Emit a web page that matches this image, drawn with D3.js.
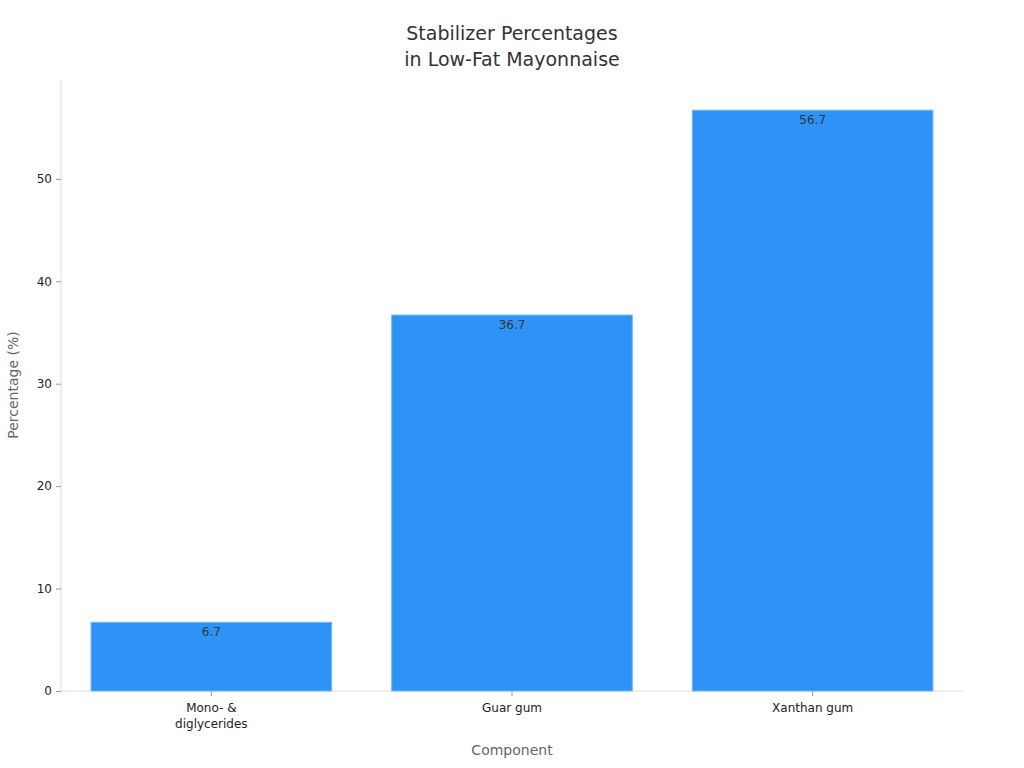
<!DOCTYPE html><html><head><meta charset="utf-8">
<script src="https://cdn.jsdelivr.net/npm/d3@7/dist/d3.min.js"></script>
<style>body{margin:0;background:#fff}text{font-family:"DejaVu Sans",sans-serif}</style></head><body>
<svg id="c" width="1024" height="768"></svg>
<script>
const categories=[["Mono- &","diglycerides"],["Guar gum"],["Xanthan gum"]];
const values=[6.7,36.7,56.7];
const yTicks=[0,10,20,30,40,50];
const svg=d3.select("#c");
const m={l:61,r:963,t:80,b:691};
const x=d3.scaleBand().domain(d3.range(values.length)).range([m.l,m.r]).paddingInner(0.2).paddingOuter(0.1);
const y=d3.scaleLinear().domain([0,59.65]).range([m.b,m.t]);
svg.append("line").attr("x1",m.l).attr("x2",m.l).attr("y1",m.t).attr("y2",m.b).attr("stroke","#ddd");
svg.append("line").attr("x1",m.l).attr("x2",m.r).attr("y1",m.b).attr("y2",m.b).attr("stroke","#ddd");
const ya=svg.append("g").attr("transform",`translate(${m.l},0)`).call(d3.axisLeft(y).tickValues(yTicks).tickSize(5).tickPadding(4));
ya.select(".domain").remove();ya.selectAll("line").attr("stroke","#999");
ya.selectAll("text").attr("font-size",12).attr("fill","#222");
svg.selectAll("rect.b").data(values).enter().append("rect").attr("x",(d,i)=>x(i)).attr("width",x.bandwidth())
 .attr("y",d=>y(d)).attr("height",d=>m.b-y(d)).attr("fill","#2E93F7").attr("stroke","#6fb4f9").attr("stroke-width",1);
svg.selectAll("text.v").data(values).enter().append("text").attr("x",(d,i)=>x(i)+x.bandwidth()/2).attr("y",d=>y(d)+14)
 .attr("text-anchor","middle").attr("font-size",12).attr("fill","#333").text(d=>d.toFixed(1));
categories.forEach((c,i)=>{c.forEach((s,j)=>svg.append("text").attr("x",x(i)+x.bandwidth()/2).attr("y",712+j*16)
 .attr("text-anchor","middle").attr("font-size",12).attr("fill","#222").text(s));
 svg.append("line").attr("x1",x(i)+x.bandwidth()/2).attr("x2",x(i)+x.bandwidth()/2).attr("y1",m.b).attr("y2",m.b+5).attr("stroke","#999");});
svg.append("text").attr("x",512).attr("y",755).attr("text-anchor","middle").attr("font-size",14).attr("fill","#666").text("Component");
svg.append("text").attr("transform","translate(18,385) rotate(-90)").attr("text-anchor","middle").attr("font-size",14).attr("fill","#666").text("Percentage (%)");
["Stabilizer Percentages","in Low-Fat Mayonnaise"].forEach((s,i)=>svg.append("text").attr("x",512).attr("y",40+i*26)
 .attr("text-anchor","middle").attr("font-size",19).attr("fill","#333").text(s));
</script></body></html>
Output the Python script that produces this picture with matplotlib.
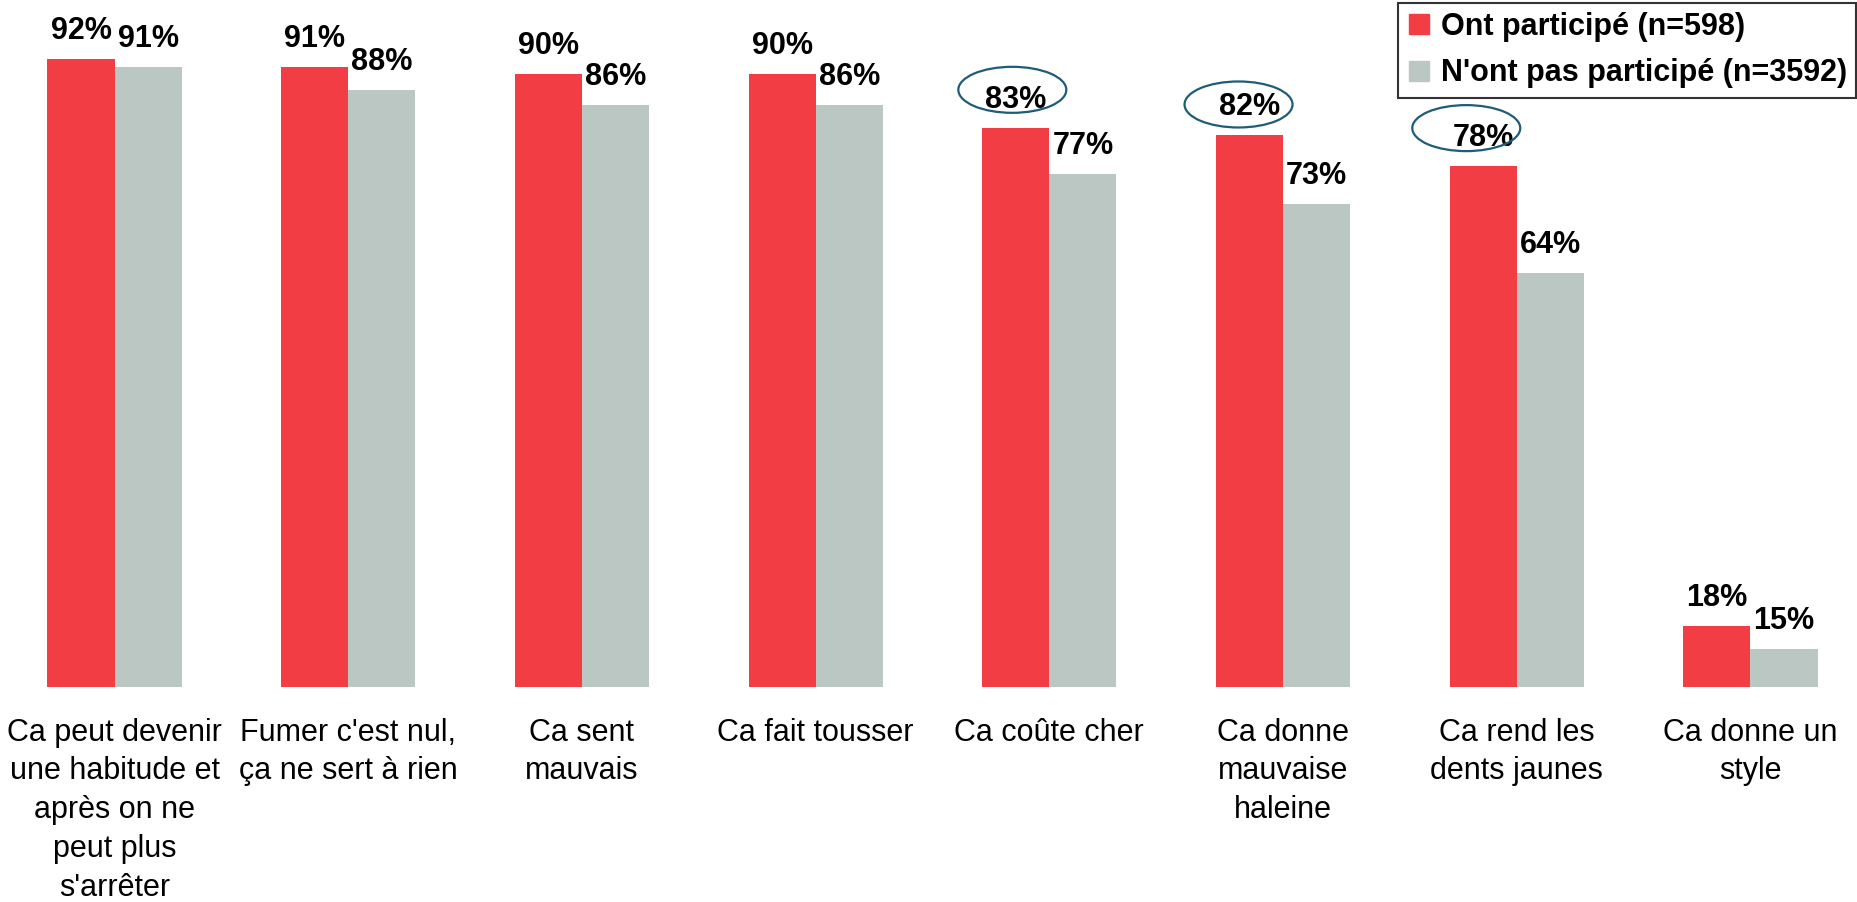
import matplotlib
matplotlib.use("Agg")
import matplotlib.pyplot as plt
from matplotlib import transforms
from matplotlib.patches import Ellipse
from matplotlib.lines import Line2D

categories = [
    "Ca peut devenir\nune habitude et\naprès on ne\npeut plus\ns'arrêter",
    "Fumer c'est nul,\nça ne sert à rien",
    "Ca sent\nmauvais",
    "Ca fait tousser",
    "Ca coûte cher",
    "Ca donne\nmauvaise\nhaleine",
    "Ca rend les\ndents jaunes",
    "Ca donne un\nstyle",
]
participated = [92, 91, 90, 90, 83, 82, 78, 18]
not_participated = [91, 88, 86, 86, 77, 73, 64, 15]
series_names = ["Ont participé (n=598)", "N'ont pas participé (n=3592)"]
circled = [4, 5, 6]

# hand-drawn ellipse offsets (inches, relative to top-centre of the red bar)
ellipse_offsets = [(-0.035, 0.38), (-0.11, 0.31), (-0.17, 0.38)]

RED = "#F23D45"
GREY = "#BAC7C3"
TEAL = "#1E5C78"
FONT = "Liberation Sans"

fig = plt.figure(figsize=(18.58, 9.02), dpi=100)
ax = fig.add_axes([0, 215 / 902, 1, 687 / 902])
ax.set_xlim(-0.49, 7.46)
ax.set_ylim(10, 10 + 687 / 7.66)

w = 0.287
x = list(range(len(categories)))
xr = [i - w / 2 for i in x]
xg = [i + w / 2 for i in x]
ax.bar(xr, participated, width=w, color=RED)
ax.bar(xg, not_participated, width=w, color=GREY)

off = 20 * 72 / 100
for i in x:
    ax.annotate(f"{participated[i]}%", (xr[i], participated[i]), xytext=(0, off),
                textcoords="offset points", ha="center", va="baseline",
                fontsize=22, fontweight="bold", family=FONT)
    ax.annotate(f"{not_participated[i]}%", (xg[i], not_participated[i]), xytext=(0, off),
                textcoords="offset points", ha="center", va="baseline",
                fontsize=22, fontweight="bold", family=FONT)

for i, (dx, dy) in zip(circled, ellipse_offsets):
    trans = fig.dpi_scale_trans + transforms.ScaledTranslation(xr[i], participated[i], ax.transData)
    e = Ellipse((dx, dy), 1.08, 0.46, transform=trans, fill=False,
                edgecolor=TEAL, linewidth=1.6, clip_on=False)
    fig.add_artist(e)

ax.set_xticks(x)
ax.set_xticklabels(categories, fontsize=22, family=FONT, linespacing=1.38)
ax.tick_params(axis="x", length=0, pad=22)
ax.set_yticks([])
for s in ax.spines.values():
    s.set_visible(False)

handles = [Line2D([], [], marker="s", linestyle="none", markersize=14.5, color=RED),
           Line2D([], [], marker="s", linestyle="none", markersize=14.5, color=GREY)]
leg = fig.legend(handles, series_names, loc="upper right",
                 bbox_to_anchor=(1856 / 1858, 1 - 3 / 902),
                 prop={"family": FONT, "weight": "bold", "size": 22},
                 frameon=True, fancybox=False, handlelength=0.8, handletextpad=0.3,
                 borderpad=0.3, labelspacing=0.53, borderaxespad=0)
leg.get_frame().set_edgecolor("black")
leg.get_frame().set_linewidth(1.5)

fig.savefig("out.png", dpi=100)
════
What to produce —
Start with the line that includes "Output the Python" and finish with the line that includes "ax.set_ylim(10, 10 + 687 / 7.66)": reproduce those lines exactly, nothing before or after, and omit any pictures.

Output for this exercise —
Output the Python script that produces this picture with matplotlib.
import matplotlib
matplotlib.use("Agg")
import matplotlib.pyplot as plt
from matplotlib import transforms
from matplotlib.patches import Ellipse
from matplotlib.lines import Line2D

categories = [
    "Ca peut devenir\nune habitude et\naprès on ne\npeut plus\ns'arrêter",
    "Fumer c'est nul,\nça ne sert à rien",
    "Ca sent\nmauvais",
    "Ca fait tousser",
    "Ca coûte cher",
    "Ca donne\nmauvaise\nhaleine",
    "Ca rend les\ndents jaunes",
    "Ca donne un\nstyle",
]
participated = [92, 91, 90, 90, 83, 82, 78, 18]
not_participated = [91, 88, 86, 86, 77, 73, 64, 15]
series_names = ["Ont participé (n=598)", "N'ont pas participé (n=3592)"]
circled = [4, 5, 6]

# hand-drawn ellipse offsets (inches, relative to top-centre of the red bar)
ellipse_offsets = [(-0.035, 0.38), (-0.11, 0.31), (-0.17, 0.38)]

RED = "#F23D45"
GREY = "#BAC7C3"
TEAL = "#1E5C78"
FONT = "Liberation Sans"

fig = plt.figure(figsize=(18.58, 9.02), dpi=100)
ax = fig.add_axes([0, 215 / 902, 1, 687 / 902])
ax.set_xlim(-0.49, 7.46)
ax.set_ylim(10, 10 + 687 / 7.66)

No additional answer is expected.